Jewish- New Orleans Art?

What follows is a piece written for Lee Barclay and Chris Porche West's great collection of short pieces by New Orleans residents from all across the city and its complex social layers. It was written after the 2005 hurricane that wiped out so much but then there was the city wide pondering over What Can't be Lost. The roster of contributors is epic and being invited to participate was an honor. It's still available here... 

Though the book is a few months old now and the subject even older I'm still including it under "What's New?"...because it hasn't been seen outside the book yet.

 

 

Jewish-New Orleans Art?

 

Over the last 16 years, playing with the New Orleans Klezmer All-Stars, I have had a close view of what a hybridized New Orleans- Jewish art form might be and, more interestingly, what forces in any locale might contribute to the alteration of certain sounds in music.  

The common definition of Klezmer music is usually given by the translation of the word coupled with the origins of the sound.  The word Klezmer is from two words, kley and zemer, meaning vessel of song.  Some go on to say that this describes the musician who is the vessel who channels the melodies that in a sense are already out there in a metaphysical space given by God.  From a cultural or ethno-musicological standpoint, Klezmer denotes Eastern European Jews playing the secular music of those regions but with an instrumental inflection from the liturgical-singing style of the Chazzans or synagogue cantorial soloists of those regions.  

It is interesting how people begin to identify with phenomena such as sounds and places and relate to those things as being their own.  Since this band started playing the bars of New Orleans in the early nineties, the energy of that world began to seep in.  People wanted to dance, and they wanted rhythmic, ecstatic music that lasted for hours into the night.  That was their idea of New Orleans music at that time.
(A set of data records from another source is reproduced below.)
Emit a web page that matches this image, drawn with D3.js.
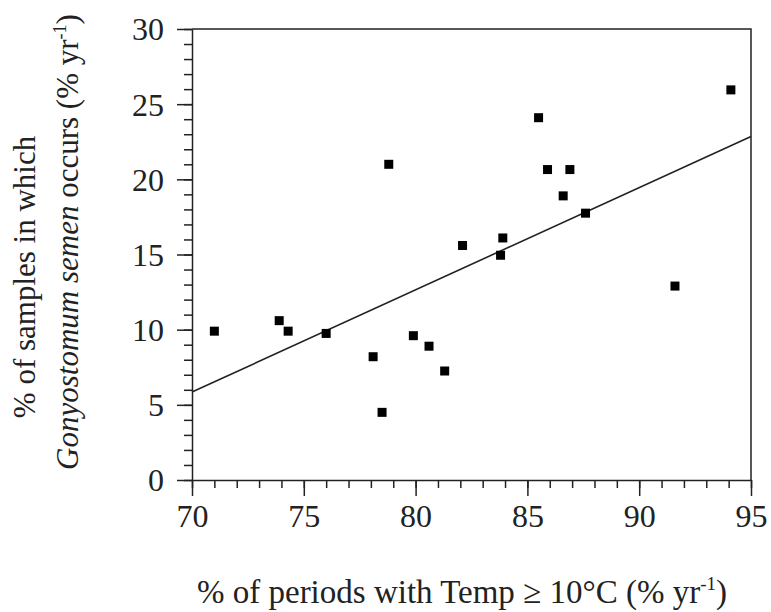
<!DOCTYPE html>
<html>
<head>
    <meta charset="utf-8">
    <title>Gonyostomum semen vs temperature</title>
    <style>
        body { margin: 0; background: #fff; }
        svg { display: block; font-family: "Liberation Serif", "Times New Roman", serif; }
        .axis path, .axis line { stroke: #222; stroke-width: 1.5px; }
        .axis text { font-family: "Liberation Serif", "Times New Roman", serif; font-size: 32px; fill: #222; }
        .frame { fill: none; stroke: #222; stroke-width: 1.5px; }
        .fit { fill: none; stroke: #222; stroke-width: 1.6px; }
        .pt { fill: #000; }
        .title { font-size: 31px; fill: #222; }
        .title.xt { font-size: 33px; }
    </style>
</head>
<body>
    <svg width="771" height="612"></svg>

    <script src="https://d3js.org/d3.v7.min.js"></script>
    <script>
        // % of periods with Temp >= 10 C
        const tempPct = [71.0, 73.9, 74.3, 76.0, 78.1, 78.5, 79.9, 80.6, 81.3, 78.8,
                         82.1, 83.9, 83.8, 85.5, 85.9, 86.9, 86.6, 87.6, 91.6, 94.1];
        // % of samples in which G. semen occurs
        const occurPct = [9.9, 10.6, 9.9, 9.75, 8.2, 4.5, 9.6, 8.9, 7.25, 21.0,
                          15.6, 16.1, 14.95, 24.1, 20.65, 20.65, 18.9, 17.75, 12.9, 25.95];
        // fitted line, read at its two ends
        const fitX = [70, 95];
        const fitY = [5.85, 22.85];

        const xTicks = [70, 75, 80, 85, 90, 95];
        const yTicks = [0, 5, 10, 15, 20, 25, 30];

        const margin = { top: 29, right: 20, bottom: 132, left: 192 };
        const width = 771, height = 612;
        const svg = d3.select("svg");

        const x = d3.scaleLinear().domain([70, 95]).range([margin.left, width - margin.right]);
        const y = d3.scaleLinear().domain([0, 30]).range([height - margin.bottom, margin.top]);

        // minor ticks first, then major ones with labels
        svg.append("g").attr("class", "axis")
            .attr("transform", `translate(0,${y(0)})`)
            .call(d3.axisBottom(x).ticks(25).tickSize(8).tickFormat(""))
            .select(".domain").remove();
        svg.append("g").attr("class", "axis")
            .attr("transform", `translate(${x(70)},0)`)
            .call(d3.axisLeft(y).ticks(30).tickSize(8).tickFormat(""))
            .select(".domain").remove();

        const xAxis = svg.append("g").attr("class", "axis")
            .attr("transform", `translate(0,${y(0)})`)
            .call(d3.axisBottom(x).tickValues(xTicks).tickSize(16).tickSizeOuter(0).tickPadding(8));
        const yAxis = svg.append("g").attr("class", "axis")
            .attr("transform", `translate(${x(70)},0)`)
            .call(d3.axisLeft(y).tickValues(yTicks).tickSize(15).tickSizeOuter(0).tickPadding(13));
        xAxis.selectAll("text").attr("dy", "0.71em");
        yAxis.selectAll("text").attr("dy", "0.34em");

        // top and right sides of the box
        svg.append("path").attr("class", "frame")
            .attr("d", `M${x(70)},${y(30)}H${x(95)}V${y(0)}`);

        const line = d3.line().x(d => x(d[0])).y(d => y(d[1]));
        svg.append("path").attr("class", "fit")
            .attr("d", line(d3.zip(fitX, fitY)));

        const s = 9;
        svg.append("g").selectAll("rect")
            .data(d3.zip(tempPct, occurPct))
            .enter().append("rect")
            .attr("class", "pt")
            .attr("x", d => x(d[0]) - s / 2)
            .attr("y", d => y(d[1]) - s / 2)
            .attr("width", s)
            .attr("height", s);

        // x title
        const xt = svg.append("text").attr("class", "title xt")
            .attr("x", 462).attr("y", 603)
            .attr("text-anchor", "middle");
        xt.append("tspan").text("% of periods with Temp \u2265 10\u00B0C (% yr");
        xt.append("tspan").attr("font-size", "19px").attr("dy", -13).text("-1");
        xt.append("tspan").attr("dy", 13).text(")");

        // y title, two lines
        svg.append("text").attr("class", "title")
            .attr("transform", "translate(35,277) rotate(-90)")
            .attr("text-anchor", "middle")
            .text("% of samples in which");
        const y2 = svg.append("text").attr("class", "title")
            .attr("transform", "translate(78,242) rotate(-90)")
            .attr("text-anchor", "middle");
        y2.append("tspan").attr("font-style", "italic").text("Gonyostomum semen");
        y2.append("tspan").text(" occurs (% yr");
        y2.append("tspan").attr("font-size", "18px").attr("dy", -12).text("-1");
        y2.append("tspan").attr("dy", 12).text(")");
    </script>
</body>
</html>
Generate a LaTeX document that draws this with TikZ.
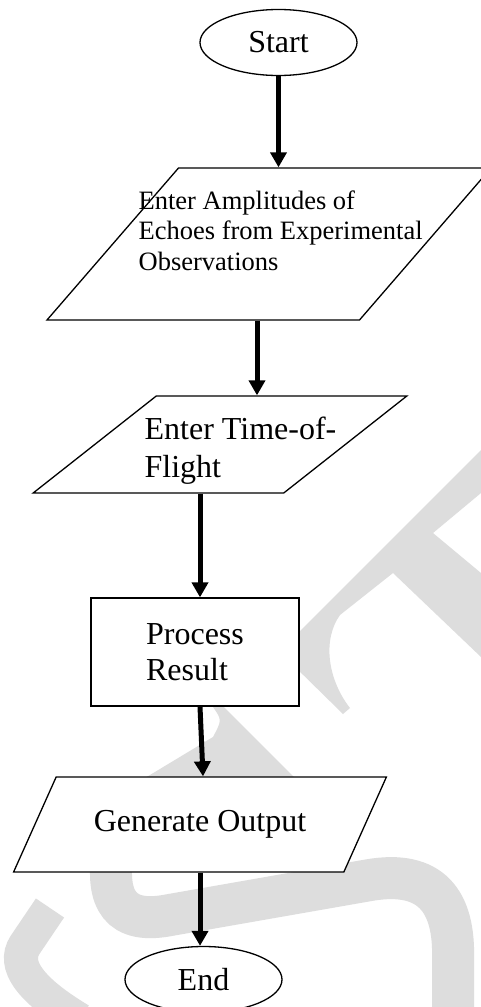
\documentclass[tikz,border=0pt]{standalone}
\usepackage{fontspec}
\setmainfont{Liberation Serif}
\usetikzlibrary{shapes.geometric,arrows.meta,positioning,calc}
\definecolor{wmgray}{RGB}{221,221,221}
\newcommand{\boxfont}{\fontsize{32}{36}\selectfont}
\newcommand{\smallboxfont}{\fontsize{26.5}{30.5}\selectfont}

\begin{document}
\begin{tikzpicture}[x=1pt, y=-1pt,
    every node/.style={draw, line width=1.3pt, fill=white, inner sep=0pt},
    terminal/.style={ellipse, minimum width=157pt, minimum height=66pt, font=\boxfont},
    io/.style={trapezium, trapezium stretches=true, inner sep=2pt},
    process/.style={rectangle, minimum width=208pt, minimum height=108pt, font=\boxfont, align=left},
    txt/.style={draw=none, fill=none, align=left, anchor=north west},
    arr/.style={-{Triangle[width=16pt,length=15pt]}, line width=5pt}]

    % Page
    \useasboundingbox (0,0) rectangle (481,1007);
    \fill[white] (0,0) rectangle (481,1007);

    % Watermark
    \fill[wmgray] (481,450) -- (300,631) -- (213,700) -- (213,707) .. controls (222,720) .. (213,737) -- (140,781) -- (300,783) -- (222,705) -- (222,700) -- (290,662) -- (343,714) -- (350,708) .. controls (328,680) and (322,640) .. (340,615) -- (393,573) -- (481,657) -- (481,573) -- (433,533) -- (481,493) -- cycle;
    \draw[wmgray, line width=42pt] (113,850) .. controls (105,900) and (120,925) .. (170,915) -- (370,880) .. controls (430,870) and (455,900) .. (453,960) -- (453,1020);
    \draw[wmgray, line width=34pt] (50,908) -- (25,945) .. controls (12,965) and (30,990) .. (80,1020);

    % Start
    \node[terminal] (start) at (278.5,42.5) {Start};

    % Inputs
    \node[io, trapezium left angle=54, trapezium right angle=126, minimum width=444pt, minimum height=152pt] (in1) at (269,244) {};
    \node[txt, font=\smallboxfont] (in1txt) at (138,190) {Enter Amplitudes of\\Echoes from Experimental\\Observations};

    \node[io, trapezium left angle=46, trapezium right angle=134, minimum width=374pt, minimum height=97pt] (in2) at (220,444.5) {};
    \node[txt, font=\fontsize{32}{38.4}\selectfont] (in2txt) at (144,416) {Enter Time-of-\\Flight};

    % Process
    \node[process] (proc) at (195,652) {Process\\Result};

    % Output
    \node[io, trapezium left angle=45, trapezium right angle=135, minimum width=374pt, minimum height=95pt, font=\boxfont] (out) at (200,824.5) {Generate Output};

    % End
    \node[terminal] (end) at (203.5,979.5) {End};

    % Arrows
    \draw[arr] (start) -- (start |- in1.north);
    \draw[arr] ([xshift=-12pt]in1.south) -- ([xshift=-12pt]in1.south |- in2.north);
    \draw[arr] ([xshift=-20pt]in2.south) -- ([xshift=-20pt]in2.south |- proc.north);
    \draw[arr] ([xshift=5pt]proc.south) -- ([xshift=3pt]out.north);
    \draw[arr] (out.south) -- (out.south |- end.north);

\end{tikzpicture}
\end{document}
People who saw that element said that we were New Orleans players; that we played New Orleans Jewish Funk.  On the other hand, many said that we were keeping alive a traditional Jewish form; that the sound was Jewish, and they seemed proud that we were giving public voice to an unsung tradition in New Orleans.  

What was happening on the inside?  The beauty of these melodies and styles that we heard on record or distantly remembered from our childhood fascinated us.  However, we decided to play them without limiting any of the other ways in which we played.  We wanted to play the melodies responding to the energies and immediacies of the moment rather than confining ourselves to a preconceived framework.  One could say it was like the energy you might see delivered by one of the young local brass bands of the time.  In this way we were vessels, but for the collective energy of the city at that time.  The song melodies from another place and time were transformed into a delivery system for an underlying local spirit.

  What is this spirit?  New Orleans is often described as spiritual.  The word spirit comes from Latin where spiritus meant to breathe.  How the city does seem to breathe- even under water as the world discovered towards the end of 2005.   Music, similarly, is equated with spirituality and the breath.  

  Although we breathe approximately 21,600 times a day, no two breaths are exactly the same.  Change happens moment by moment; can we ever decide that the breath is ours?  Try holding it in.  What happens to “your” breath?  Perhaps it is the same as the attempt to claim ownership of any phenomena that breathes- like music or even a remarkable city. To whom do sounds or communities belong?